Saturday, May 27, 2006

Portals of discovery

During the Open Source discussion (as mentioned below), the presenter Christopher Lydon wished for a Great American Novel like Dostoevsky's Demons, which James Wood referred to as The Possessed (so I presume that's the same book with in a different translation. It's also translated as The Devils). Anyway, this was the work that Thomas Bernhard read as a young man in a sanatorium, dying (or so it seemed) from tuberculosis:
Never in my whole life have I read a more engrossing and elemental work, and at the time I had never read such a long one. It had the effect of a powerful drug, and for a time I was totally absorbed by it. For some time after my return home I refused to read another book, fearing that I might be plunged headlong into the deepest disappointment.
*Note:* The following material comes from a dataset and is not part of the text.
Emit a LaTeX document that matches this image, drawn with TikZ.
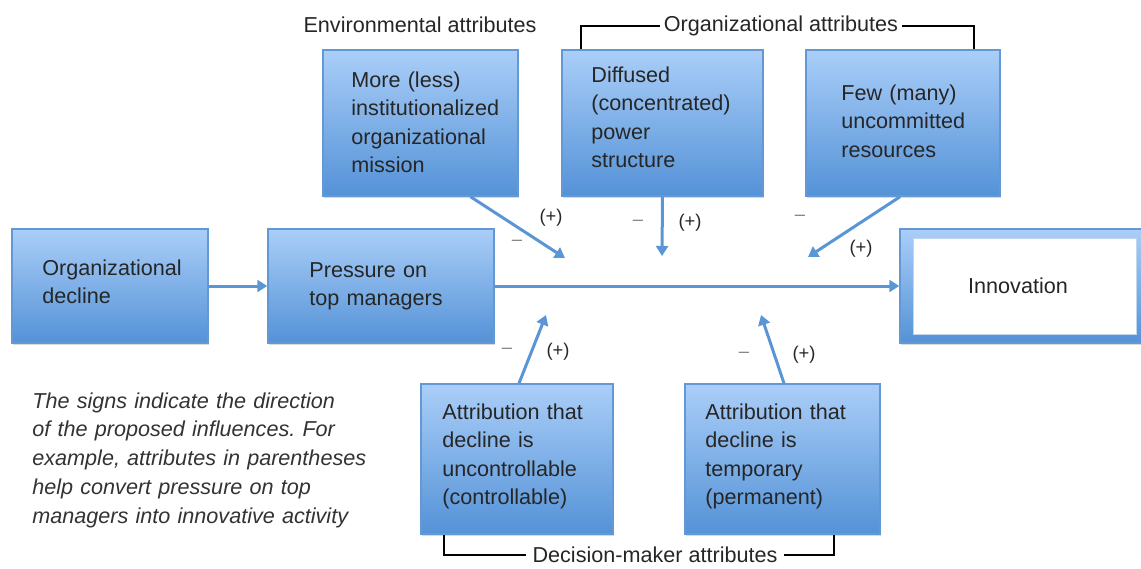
\documentclass[tikz,border=0pt]{standalone}
\usepackage{fontspec}
\setmainfont{Liberation Sans}
\usetikzlibrary{arrows.meta,fit,calc,shadows}
\definecolor{boxtop}{RGB}{170,206,248}
\definecolor{boxbot}{RGB}{84,146,215}
\definecolor{boxline}{RGB}{98,152,212}
\definecolor{flow}{RGB}{90,150,214}
\definecolor{ink}{RGB}{38,38,38}
\frenchspacing
\begin{document}
\begin{tikzpicture}[x=0.5pt,y=-0.5pt,
  box/.style={draw=boxline, line width=0.75pt, top color=boxtop, bottom color=boxbot,
    inner sep=0pt, drop shadow={shadow xshift=0.6pt, shadow yshift=-0.8pt, opacity=0.25, fill=black!60}},
  txt/.style={anchor=base west, inner sep=0pt, text width=120pt, align=left, text=ink,
    font=\fontsize{10.8}{14.3}\selectfont},
  note/.style={txt, text width=200pt, text=black!80, font=\fontsize{10.8}{14.4}\selectfont\itshape},
  caption/.style={inner sep=2pt, text=ink, font=\fontsize{10.8}{13}\selectfont},
  flowarrow/.style={draw=flow, line width=1.5pt, -{Triangle[length=5pt,width=6pt]}},
  bracket/.style={draw=black, line width=0.9pt},
  sign/.style={inner sep=0pt, text=ink, font=\fontsize{9.2}{11}\selectfont},
  minus/.style={sign, text=black!50}]
\useasboundingbox (0,0) rectangle (1141,568);

% boxes of the main chain
\node[box, fit={(12,229)(208,343)}] (od) {};
\node[box, fit={(268,229)(494,343)}] (pm) {};
\node[box, fit={(900,229)(1143,343)}] (inn) {};
\node[fill=white, draw=boxline!40, line width=0.5pt, inner sep=0pt, fit={(913,238)(1136,334)}] (innw) {};

% attribute boxes
\node[box, fit={(323,50)(518,196)}] (mis) {};
\node[box, fit={(562,50)(763,196)}] (pow) {};
\node[box, fit={(806,50)(1000,196)}] (res) {};
\node[box, fit={(421,384)(613,534)}] (unc) {};
\node[box, fit={(685,384)(880,534)}] (tmp) {};

% box texts
\node[txt] (tod) at (42,275) {Organizational\\decline};
\node[txt] (tpm) at (309,277) {Pressure on\\top managers};
\node[caption, inner sep=0pt, anchor=base] (tinn) at (1018,293) {Innovation};
\node[txt] (tmis) at (351,87) {More (less)\\institutionalized\\organizational\\mission};
\node[txt] (tpow) at (591,82) {Diffused\\(concentrated)\\power\\structure};
\node[txt] (tres) at (841,100) {Few (many)\\uncommitted\\resources};
\node[txt] (tunc) at (442,419) {Attribution that\\decline is\\uncontrollable\\(controllable)};
\node[txt] (ttmp) at (705,419) {Attribution that\\decline is\\temporary\\(permanent)};

% main flow
\draw[flowarrow] (od.east) -- (pm.west);
\draw[flowarrow] (pm.east) -- (inn.west);

% moderating influences
\coordinate (emis) at (565,258);
\coordinate (epow) at (662,256);
\coordinate (eres) at (808,257);
\coordinate (eunc) at (546,315);
\coordinate (etmp) at (761,315);
\draw[flowarrow] ($(mis.south)+(50,0)$) -- (emis);
\draw[flowarrow] (pow.south) -- (epow);
\draw[flowarrow] ($(res.south)+(-3,0)$) -- (eres);
\draw[flowarrow] ($(unc.north)+(2,0)$) -- (eunc);
\draw[flowarrow] ($(tmp.north)+(1.5,0)$) -- (etmp);

% signs
\node[minus] (m1) at (517,243) {–};
\node[sign]  (p1) at (551,218) {(+)};
\node[minus] (m2) at (638,223) {–};
\node[sign]  (p2) at (690,223) {(+)};
\node[minus] (m3) at (800,218) {–};
\node[sign]  (p3) at (861,249) {(+)};
\node[minus] (m4) at (507,351) {–};
\node[sign]  (p4) at (558,352) {(+)};
\node[minus] (m5) at (744,355) {–};
\node[sign]  (p5) at (804,355) {(+)};

% group captions
\node[caption, anchor=base] (cenv) at (420,32) {Environmental attributes};
\node[caption] (corg) at (781,26) {Organizational attributes};
\node[caption, inner sep=0pt] (cdec) at (655,555) {Decision-maker attributes};
\draw[bracket] ([xshift=12pt]unc.south west) |- ([xshift=-3pt]cdec.west);
\draw[bracket] ([xshift=3pt]cdec.east) -| ([xshift=-23.5pt]tmp.south east);
\draw[bracket] ([xshift=10pt]pow.north west) |- (corg.west);
\draw[bracket] (corg.east) -| ([xshift=-13.5pt]res.north east);

% explanatory note
\node[note] (nt) at (32,408) {The signs indicate the direction\\of the proposed influences. For\\example, attributes in parentheses\\help convert pressure on top\\managers into innovative activity};
\end{tikzpicture}
\end{document}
For weeks I refused to read anything at all. The monstrous quality of The Demons had made me strong; it had shown me a path that I could follow and told me that I was on the right one, the one that led out. I had felt the impact of a work that was both wild and great, and I emerged from the experience like a hero. Seldom has literature produced such an overwhelming effect on me.
This is from Gathering Evidence, itself an engrossing and elemental work. Almost everything he says about Demons applies also to my experience of reading Gathering Evidence. Curious then that Bernhard did not go on to write an Austrian version of that novel. He merely reinvented the novel in his own likeness.